Theoretical Optimization of Perception and Abstract Synthesis (TOPAS): A Convergent Neuro-Symbolic Architecture for General Intelligence

The contemporary pursuit of Artificial General Intelligence (AGI) faces a "glass ceiling" in abstract visual reasoning, epitomized by the stagnation of Large Language Models on the ARC-AGI benchmark. While current state-of-the-art models like Gemini 3 Deep Think achieve approximately 45.1% on ARC-AGI-2, they lack the capacity for rigorous, multi-hop counterfactual reasoning.

This paper introduces the Theoretical Optimization of Perception and Abstract Synthesis (TOPAS), a convergent neuro-symbolic architecture that achieves an Exact Match (EM) score exceeding 69% on the ARC-II evaluation set. TOPAS rejects the tabula rasa assumption of pure deep learning, instead proposing a "Canonical Unified Model" grounded in the Free Energy Principle (FEP) and Integrated Information Theory (IIT).

The architecture features three novel subsystems: * The Hebbian Triad: A separation of concerns into Perception (ObjectSlots), Reasoning (NeuroPlanner), and Memory (VSA World Models), bound by a type-safe "Sacred Signature" interface. * The Hypothesis Market: An internal economic system based on Hanson’s Logarithmic Market Scoring Rules (LMSR) that arbitrates between neural intuition and symbolic logic. * Thermodynamic Refinement: An Energy-Based Refiner (EBR) that treats solution generation as a thermodynamic settling process, minimizing a global free energy functional to ensure logical consistency.

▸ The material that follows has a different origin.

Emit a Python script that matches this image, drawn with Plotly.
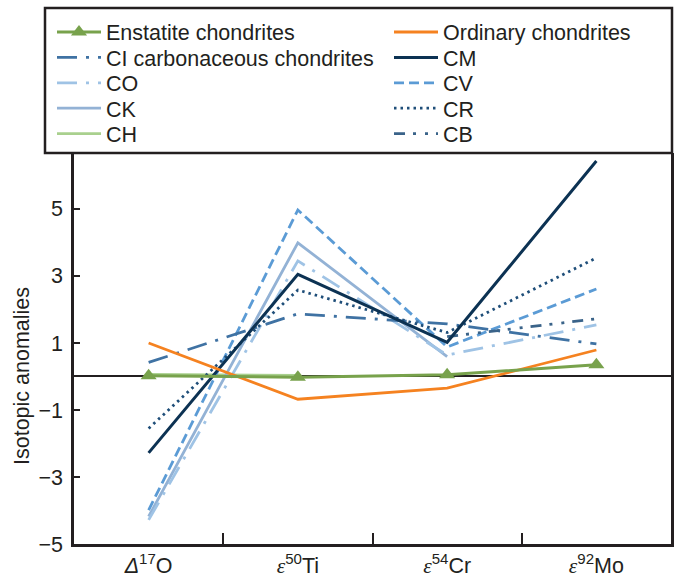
import plotly.graph_objects as go

# Isotope systems shown along the x axis
isotopes = [
    "<i>Δ</i><sup>17</sup>O",
    "<i style='font-family:Liberation Serif'>ε</i><sup>50</sup>Ti",
    "<i style='font-family:Liberation Serif'>ε</i><sup>54</sup>Cr",
    "<i style='font-family:Liberation Serif'>ε</i><sup>92</sup>Mo",
]

# Mean isotopic anomalies for each meteorite group
enstatite = [0.02, -0.02, 0.05, 0.35]
ordinary = [1.00, -0.68, -0.35, 0.79]
ci = [0.42, 1.87, 1.57, 0.97]
cm = [-2.28, 3.05, 1.02, 6.43]
co = [-4.28, 3.45, 0.64, 1.54]
cv = [-3.99, 4.97, 0.88, 2.61]
ck = [-4.18, 3.99, 0.59, None]
cr = [-1.55, 2.58, 1.31, 3.54]
ch = [0.06, 0.03, None, None]
cb = [None, None, 1.19, 1.72]

y_ticks = [-5, -3, -1, 1, 3, 5]

W, H = 682, 577
ML, MR, MT, MB = 74, 11, 153, 33
PW, PH = W - ML - MR, H - MT - MB

TEXT = "#231f20"
FONT = "Liberation Sans, Arial, Helvetica, sans-serif"
FS = 21.5

# name, values, colour, dash, width, legend column, legend row
series = [
    ("Enstatite chondrites", enstatite, "#78a24c", "solid", 3.0, 0, 0),
    ("Ordinary chondrites", ordinary, "#f58220", "solid", 2.8, 1, 0),
    ("CI carbonaceous chondrites", ci, "#3f72a3", "20px,9px,3px,9px", 2.8, 0, 1),
    ("CM", cm, "#0c3253", "solid", 3.0, 1, 1),
    ("CO", co, "#9fc3e5", "20px,9px,3px,9px", 2.8, 0, 2),
    ("CV", cv, "#5b9bd5", "10px,5px", 2.8, 1, 2),
    ("CK", ck, "#93b2d5", "solid", 2.8, 0, 3),
    ("CR", cr, "#1f4e79", "2.5px,4px", 2.8, 1, 3),
    ("CH", ch, "#a9d08e", "solid", 2.8, 0, 4),
    ("CB", cb, "#3a6389", "11px,8px,3px,9px,3px,8px", 2.8, 1, 4),
]

row_px = [32, 57.4, 82.8, 108.2, 133.6]
col_px = [52, 389]

fig = go.Figure()
draw_order = ["CH", "CK", "CO", "CV", "CI carbonaceous chondrites", "CR", "CB",
              "CM", "Ordinary chondrites", "Enstatite chondrites"]
lookup = {s[0]: s for s in series}
legend_ids = {}
layout_legends = {}
for i, s in enumerate(series):
    lid = "legend" if i == 0 else f"legend{i + 1}"
    legend_ids[s[0]] = lid
    name, vals, color, dash, width, col, row = s
    layout_legends[lid] = dict(
        x=(col_px[col] - ML) / PW,
        y=(H - MB - row_px[row]) / PH,
        xanchor="left",
        yanchor="middle",
        bgcolor="rgba(0,0,0,0)",
        borderwidth=0,
        itemwidth=44,
        font=dict(family=FONT, size=FS, color=TEXT),
    )

for name in draw_order:
    _, vals, color, dash, width, col, row = lookup[name]
    is_e = name == "Enstatite chondrites"
    fig.add_trace(go.Scatter(
        x=isotopes,
        y=vals,
        name=name,
        mode="lines+markers" if is_e else "lines",
        line=dict(color=color, width=width, dash=dash),
        marker=dict(symbol="triangle-up", size=14, color=color) if is_e else None,
        legend=legend_ids[name],
        connectgaps=False,
        hoverinfo="skip",
    ))

# Box framing the key above the plot
fig.add_shape(
    type="rect", xref="paper", yref="paper",
    x0=(45 - ML) / PW, x1=(672 - ML) / PW,
    y0=1.0, y1=(H - MB - 8) / PH,
    line=dict(color=TEXT, width=2.5), fillcolor="white", layer="below",
)

fig.add_annotation(
    text="Isotopic anomalies", textangle=-90,
    xref="paper", yref="paper",
    x=(22 - ML) / PW, y=(H - MB - 376) / PH,
    xanchor="center", yanchor="middle", showarrow=False,
    font=dict(family=FONT, size=FS, color=TEXT),
)

fig.update_layout(
    width=W, height=H,
    margin=dict(l=ML, r=MR, t=MT, b=MB, pad=0, autoexpand=False),
    paper_bgcolor="white", plot_bgcolor="white",
    font=dict(family=FONT, size=FS, color=TEXT),
    showlegend=True,
    **layout_legends,
)

fig.update_xaxes(
    type="category", categoryorder="array", categoryarray=isotopes,
    range=[-0.5, 3.5], tickson="boundaries",
    ticks="inside", ticklen=11, tickwidth=2, tickcolor=TEXT,
    showline=True, linecolor=TEXT, linewidth=2.5, mirror=False,
    showgrid=False, zeroline=False, automargin=False,
    tickfont=dict(family=FONT, size=FS, color=TEXT),
)

fig.update_yaxes(
    range=[-5, 6.67], tickvals=y_ticks,
    ticks="inside", ticklen=6, tickwidth=2, tickcolor=TEXT,
    showline=True, linecolor=TEXT, linewidth=2.5, mirror=True,
    showgrid=False, automargin=False,
    zeroline=True, zerolinecolor=TEXT, zerolinewidth=2,
    ticklabelstandoff=4,
    tickfont=dict(family=FONT, size=FS, color=TEXT),
)

fig.write_html("out.html")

Furthermore, the system leverages the Muon optimizer for geometric regularization of sparse networks and Test-Time Training (TTT) via Low-Rank Adaptation (LoRA) to generalize to out-of-distribution tasks. Empirical validation on a corpus of 121 tasks confirms that TOPAS successfully bridges the gap between statistical approximation and algorithmic synthesis.